# Is there any value in this? VERY old exercizer



## biggermustache (Dec 31, 2020)




----------



## rustjunkie (Dec 31, 2020)

@fordmike65


----------



## bricycle (Dec 31, 2020)

Got to be the oldest I've ever laid eyes on!!!


----------



## oldmtrcyc (Dec 31, 2020)

I'm sure someone would want it as a conversation piece.  Very cool.


----------



## rustjunkie (Dec 31, 2020)

i dig it
seems if any "bike" was suited to be repurposed as a table or workbench this one's it.


----------



## 1817cent (Dec 31, 2020)

Works for me!  Neat piece!


----------



## Nashman (Dec 31, 2020)

Very early, very cool. I picked up an unusual CCM exercise bike from a pal ( I may even use it, long Winter here/most gyms and pools closed, walking in snow and ice is ok, but falling sucks). To be polite, not step on your thread, I'll post on it's own.


----------



## Freqman1 (Dec 31, 2020)

@Jesse McCauley @New Mexico Brant


----------



## catfish (Dec 31, 2020)

It would make a great boat anchor.....


----------



## New Mexico Brant (Dec 31, 2020)

Cool decorator piece for someone's loft.


----------



## Jesse McCauley (Dec 31, 2020)

I like the Everlast variations of these exercisers, my guess would be 1930's? Obviously had some replacement bits over the years.
Originally, at least in some cases, these came with a dial that is very much in line with the very elaborate stationary bike race setups of the turn of the 20th century. 

vintage everlast cast iron exercise bike working order with rare matching dial | eBay


----------



## rustjunkie (Dec 31, 2020)

catfish said:


> It would make a great boat anchor.....


----------



## biggermustache (Dec 31, 2020)

So...not really?


----------



## the tinker (Dec 31, 2020)

rustjunkie said:


> i dig it
> seems if any "bike" was suited to be repurposed as a table or workbench this one's it.



For a bike collector, that also does leather work, it would make a great stitching pony.


----------



## fordmike65 (Dec 31, 2020)

Yeah..it's old, but not quite as old as it looks.


----------



## Freqman1 (Dec 31, 2020)

I have a couple of exercisers a '40 Shelby Beauty Bike and a '40s Rollfast. Interesting pieces but value wise about $200-300. V/r Shawn


----------



## rustjunkie (Dec 31, 2020)

the tinker said:


> For a bike collector, that also does leather work, it would make a great stitching pony.



hey that might work!
or mount a white mountain on it and burn some calories, enjoy & repeat


----------



## Swampthing (Dec 31, 2020)

biggermustache said:


> View attachment 1329723



If you were nearby I’d come get it and give it a home.


----------



## New Mexico Brant (Dec 31, 2020)

the tinker said:


> For a bike collector, that also does leather work, it would make a great stitching pony.

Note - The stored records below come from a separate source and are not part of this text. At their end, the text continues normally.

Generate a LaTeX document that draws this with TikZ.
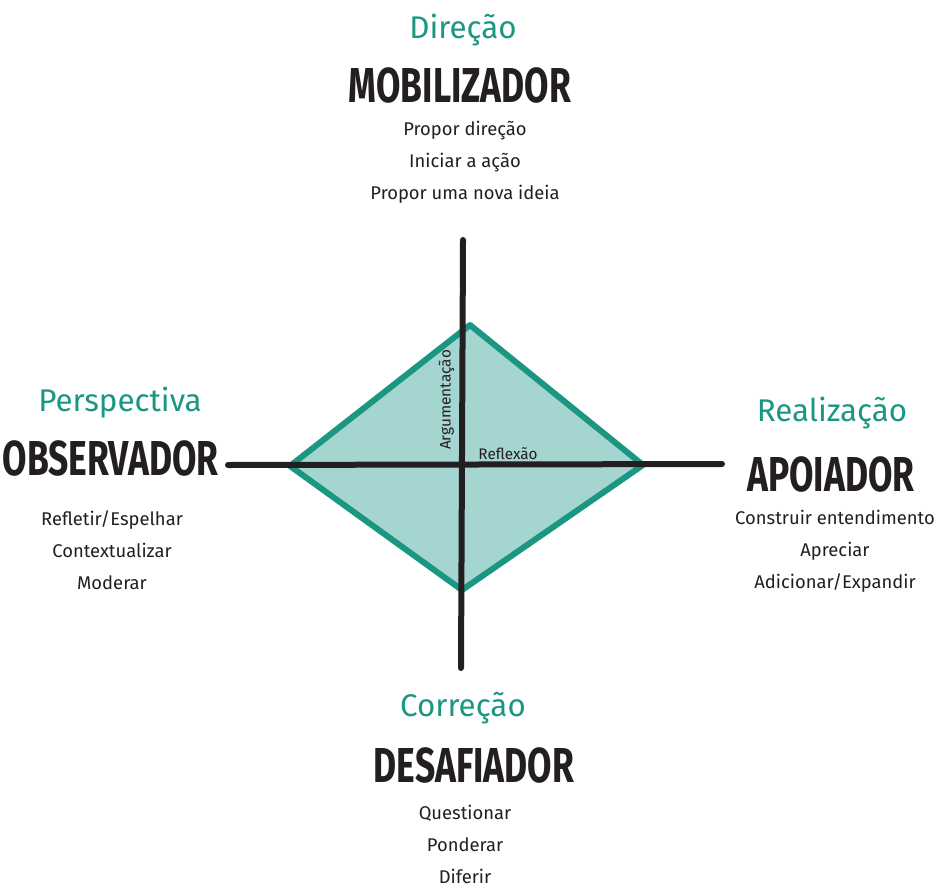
\documentclass[tikz,border=0pt]{standalone}
\usepackage{fontspec}
\setmainfont{Fira Sans}
\usepackage{xcolor}
\definecolor{papelteal}{RGB}{27, 150, 131}
\definecolor{papelfill}{RGB}{165, 213, 208}
\definecolor{tinta}{RGB}{35, 31, 32}
\usetikzlibrary{positioning, calc}
\tikzset{
  eixo/.style={line width=4.5pt, tinta, line cap=round},
  papel/.style={font=\fontsize{23.5}{23.5}\selectfont, text=papelteal, inner sep=0pt},
  titulo/.style={font=\fontsize{32}{32}\selectfont\bfseries, text=tinta, inner sep=0pt},
  acoes/.style={font=\fontsize{13.8}{24}\selectfont, text=tinta, align=center, inner sep=0pt},
  rotulo/.style={font=\fontsize{11.5}{11.5}\selectfont, text=tinta, inner sep=1pt}
}
\newcommand{\largo}[1]{\scalebox{0.83}[1.15]{#1}}
\begin{document}
\begin{tikzpicture}[x=0.75pt, y=-0.75pt]
\useasboundingbox (0,0) rectangle (937,892);

% diamond and axes
\coordinate (dtop) at (470,325);
\coordinate (dright) at (643,465);
\coordinate (dbottom) at (462,590);
\coordinate (dleft) at (290,466);
\coordinate (etop) at (463,240);
\coordinate (ebottom) at (461,668);
\coordinate (eleft) at (228,465);
\coordinate (eright) at (722,464);

\filldraw[fill=papelfill, draw=papelteal, line width=4.5pt, line join=round]
  (dtop) -- (dright) -- (dbottom) -- (dleft) -- cycle;
\draw[eixo] (etop) -- (ebottom);
\draw[eixo] (eleft) -- (eright);

\node[rotulo, rotate=90, anchor=south] (argum) at (456,400) {Argumentação};
\node[rotulo, anchor=south] (reflex) at (508,461) {Reflexão};

% top
\node[papel] (direcao) at (463,30) {Direção};
\node[titulo] (mobil) at (460,85) {\largo{MOBILIZADOR}};
\node[acoes, anchor=north] (mobacoes) at (465,121) {Propor direção\\Iniciar a ação\\Propor uma nova ideia};

% left
\node[papel] (perspec) at (120,403) {Perspectiva};
\node[titulo, anchor=east] (observ) at (219,458) {\largo{OBSERVADOR}};
\node[acoes, anchor=north] (obsacoes) at (112,510) {Refletir/Espelhar\\Contextualizar\\Moderar};

% right
\node[papel] (realiz) at (832,413) {Realização};
\node[titulo] (apoiad) at (831,474) {\largo{APOIADOR}};
\node[acoes, anchor=north] (apoacoes) at (835,510) {Construir entendimento\\Apreciar\\Adicionar/Expandir};

% bottom
\node[papel] (correc) at (463,708) {Correção};
\node[titulo] (desaf) at (474,765) {\largo{DESAFIADOR}};
\node[acoes, anchor=north] (desacoes) at (465,805) {Questionar\\Ponderar\\Diferir};
\end{tikzpicture}
\end{document}
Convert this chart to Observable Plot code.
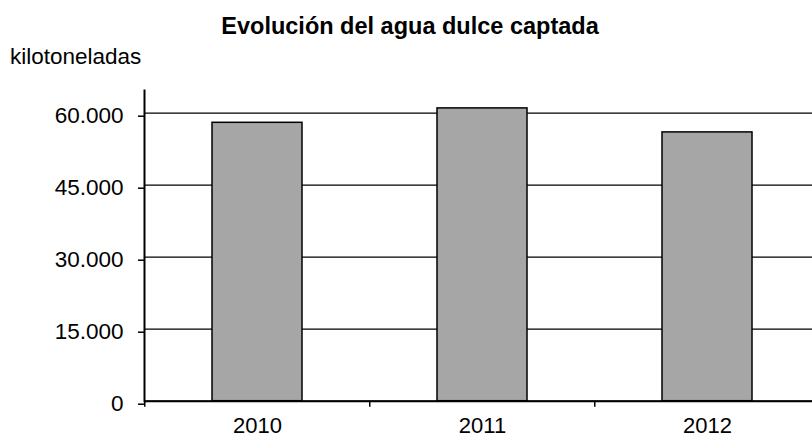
<!DOCTYPE html>
<html>
<head>
<meta charset="utf-8">
<script src="https://cdn.jsdelivr.net/npm/d3@7"></script>
<script src="https://cdn.jsdelivr.net/npm/@observablehq/plot@0.6"></script>
<style>
  html, body { margin: 0; padding: 0; background: #fff; width: 812px; height: 439px; overflow: hidden; position: relative; }
  #header { position: absolute; left: 0; top: 0; width: 812px; height: 80px; font-family: "Liberation Sans", Arial, sans-serif; color: #000; }
  #title { position: absolute; left: 0; width: 820px; text-align: center; top: 15.3px; font-size: 23.5px; line-height: 1; font-weight: bold; white-space: nowrap; }
  #unit { position: absolute; left: 10px; top: 45.7px; font-size: 22.5px; line-height: 1; white-space: nowrap; }
  #chart { position: absolute; left: 0; top: 80px; width: 812px; height: 359px; }
  #chart svg { display: block; }
</style>
</head>
<body>
<div id="header">
  <div id="title">Evolución del agua dulce captada</div>
  <div id="unit">kilotoneladas</div>
</div>
<div id="chart"></div>
<script>
const years = ["2010", "2011", "2012"];
const values = [58000, 61000, 56000];
const yTicks = [0, 15000, 30000, 45000, 60000];

const data = years.map((year, i) => ({year, value: values[i]}));
const fmt = d => d3.format(",")(d).replace(/,/g, ".");

const xRange = [144, 820.5];
const halfStep = (xRange[1] - xRange[0]) / years.length / 2;

const plot = Plot.plot({
  width: 812,
  height: 359,
  marginTop: 10,
  marginBottom: 38.3,
  marginLeft: 144,
  marginRight: 0,
  style: {fontFamily: "'Liberation Sans', Arial, sans-serif", fontSize: "22px", color: "#000", background: "#fff", overflow: "hidden"},
  x: {domain: years, range: xRange, paddingInner: 0.6, paddingOuter: 0.3, label: null},
  y: {domain: [0, 60000], insetTop: 22.7, label: null},
  marks: [
    Plot.gridY(yTicks, {stroke: "#000", strokeOpacity: 1, strokeWidth: 1.3}),
    Plot.barY(data, {x: "year", y: "value", fill: "#a6a6a6", stroke: "#000", strokeWidth: 1.5}),
    Plot.ruleY([0], {stroke: "#000", strokeWidth: 2}),
    Plot.frame({anchor: "left", stroke: "#000", strokeWidth: 2}),
    Plot.ruleX(years, {x: d => d, dx: -halfStep, y1: 0, y2: 0, insetBottom: -6, stroke: "#000", strokeWidth: 1.5}),
    Plot.axisY(yTicks, {tickFormat: fmt, tickSize: 6, tickPadding: 15, dy: 3, stroke: "#000", strokeWidth: 1.5, fontSize: 22.5, label: null}),
    Plot.axisX({tickSize: 0, tickPadding: 16.5, fontSize: 22, label: null})
  ]
});
document.getElementById("chart").appendChild(plot);
</script>
</body>
</html>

Or Ol’Tink could hook a generator to it to operate his Lionel trains!


----------



## Jeff54 (Dec 31, 2020)

biggermustache said:


> So...not really?



There's another on ebay $1800 without yard counter and was 2 here in 2011  for $1,500 each. Might be a hard sell at those prices but. Antique EVERLAST Cast Iron Exercise Bicycles (2ea) for Sale | Sell - Trade: Bicycle Parts, Accessories, Ephemera | The Classic and Antique Bicycle Exchange (thecabe.com)


----------



## Freqman1 (Dec 31, 2020)

Yea I’m not seeing anywhere near that!


----------



## oldmtrcyc (Dec 31, 2020)

I would think if you got $200, you are doing good.  It's neat, but not much demand, in my opinion.


----------



## Nashman (Dec 31, 2020)

Freqman1 said:


> I have a couple of exercisers a '40 Shelby Beauty Bike and a '40s Rollfast. Interesting pieces but value wise about $200-300. V/r Shawn
> 
> View attachment 1329742
> 
> ...



Cool, I guess it's safe now ( thread is well appreciated/responded to for me to post as well). Kinda a CCM Rocket bike?


----------



## locomotion (Jan 1, 2021)

Like Brant said, it's a nice decoration piece , put a nicer period seat and a chain on and i am sure a good conversation piece
100% sure that everyone visiting would have a crack at it
it has the right patina IMO
and like most said, for $200 would be a good purchase for someone


----------



## Ed Minas (Jan 1, 2021)

I love it.  Would one million dollars take it off your hands?    LOL


----------